Tuesday, October 09, 2007

Deuteronomy 18:9–13

Deuteronomy 18:9–13: Detestable Practices

Synopsis

In this passage, Moses lists some “detestable practices” that the Israelites are not to partake in. It is because of actions like the ones listed here that God is driving out the nations currently living in the Promised Land, so the Israelites should definitely not “learn to imitate the detestable ways of the nations there” (verse 9).

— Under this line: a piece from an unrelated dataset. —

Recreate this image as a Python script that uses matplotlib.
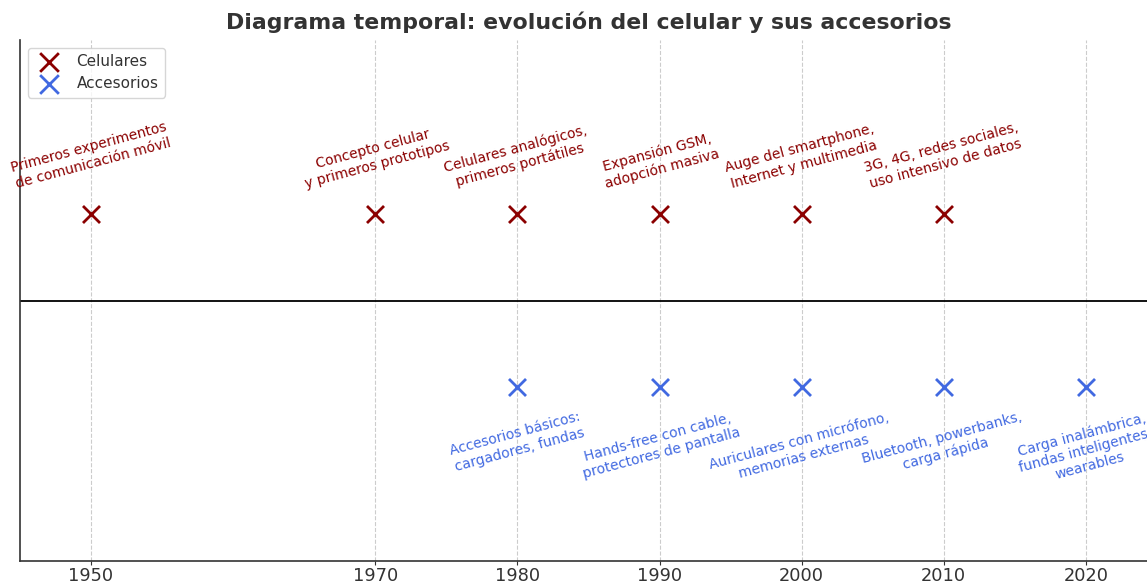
import matplotlib
matplotlib.use("Agg")
import matplotlib.pyplot as plt

cel_years = [1950, 1970, 1980, 1990, 2000, 2010]
cel_labels = [
    "Primeros experimentos\nde comunicación móvil",
    "Concepto celular\ny primeros prototipos",
    "Celulares analógicos,\nprimeros portátiles",
    "Expansión GSM,\nadopción masiva",
    "Auge del smartphone,\nInternet y multimedia",
    "3G, 4G, redes sociales,\nuso intensivo de datos",
]
acc_years = [1980, 1990, 2000, 2010, 2020]
acc_labels = [
    "Accesorios básicos:\ncargadores, fundas",
    "Hands-free con cable,\nprotectores de pantalla",
    "Auriculares con micrófono,\nmemorias externas",
    "Bluetooth, powerbanks,\ncarga rápida",
    "Carga inalámbrica,\nfundas inteligentes,\nwearables",
]
tick_years = [1950, 1970, 1980, 1990, 2000, 2010, 2020]

CEL_COLOR = "#8B0000"
ACC_COLOR = "#4169E1"

fig = plt.figure(figsize=(11.47, 5.83), dpi=100)
# axes runs slightly past the right edge of the picture, as in the reference
ax = fig.add_axes([20 / 1147, 22 / 583, 1137 / 1147, 521 / 583])

ax.scatter(cel_years, [0.5] * len(cel_years), marker="x", s=150, linewidths=2,
           color=CEL_COLOR, label="Celulares", zorder=3)
ax.scatter(acc_years, [-0.5] * len(acc_years), marker="x", s=150, linewidths=2,
           color=ACC_COLOR, label="Accesorios", zorder=3)

for yr, txt in zip(cel_years, cel_labels):
    ax.text(yr, 0.63, txt, rotation=15, ha="center", va="bottom",
            fontsize=10, color=CEL_COLOR)
for yr, txt in zip(acc_years, acc_labels):
    ax.text(yr, -0.63, txt, rotation=15, ha="center", va="top",
            fontsize=10, color=ACC_COLOR)

ax.axhline(0, color="black", linewidth=1.3)
ax.set_xlim(1945, 2025)
ax.set_ylim(-1.5, 1.5)
ax.set_xticks(tick_years)
ax.tick_params(axis="x", labelsize=12.8, colors="#333333", length=3, pad=1.5)
ax.set_yticks([])
ax.grid(axis="x", linestyle="--", color="#cccccc", linewidth=0.8)
for side in ["top", "right"]:
    ax.spines[side].set_visible(False)
for side in ["left", "bottom"]:
    ax.spines[side].set_color("#333333")
    ax.spines[side].set_linewidth(1.2)

ax.set_title("Diagrama temporal: evolución del celular y sus accesorios",
             fontsize=15.8, fontweight="bold", color="#333333", pad=8)
ax.legend(loc="upper left", fontsize=11, labelcolor="#333333", markerscale=1.1)

fig.savefig("out.png", dpi=100)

The “detestable practices” that Moses lists are:

  • sacrificing children in the fire (or, according to the footnote for verse 10, making children “pass through the fire.”)
  • practicing divination or sorcery
  • interpreting omens
  • engaging in witchcraft
  • casting spells
  • being a medium or spiritist who consults the dead

No punishment is mentioned, in this passage, for anyone who practices such things, except that the person will be detestable to the LORD.

Thoughts

The first item in the list doesn’t seem to fit with the other items; I know that people used to sacrifice their children to certain gods—I believe Molech was one such god, but there might have been others—but all of the other items seem to be related to trying to predict (or control) the future. Perhaps it’s included in the list because sacrificing children to these gods was a form of trying to curry favour with these gods, and thus control some aspect of the future.

Which brings us to: Why would God care about some of these practices? Sure, we can easily see why sacrificing children would be detestable, and maybe witchcraft, but why would interpreting omens, or consulting the dead, be detestable? I believe that it comes down to faith. The Israelites were to have faith that God would provide for them, that He would take care of their future, and by partaking in these activities, they would be “hedging their bets,” so to speak. “The LORD said that He would take care of me, but, just in case, why don’t I consult the dead, and find out what’s really going to happen,” or, “The LORD said that He would take care of me, but, just in case, why don’t I sacrifice a child to Molech, and see if he will protect me, too.”

Personally, I put horroscopes in this same category, for modern-day Christians. (Not that I believe that they work, but that’s not the point.) If I have faith that God will take care of me today, then why do I need to try and figure out ahead of time what that day (or week, or month) holds in store for me? I don’t. Whatever is going to happen—good or bad—He will provide for me.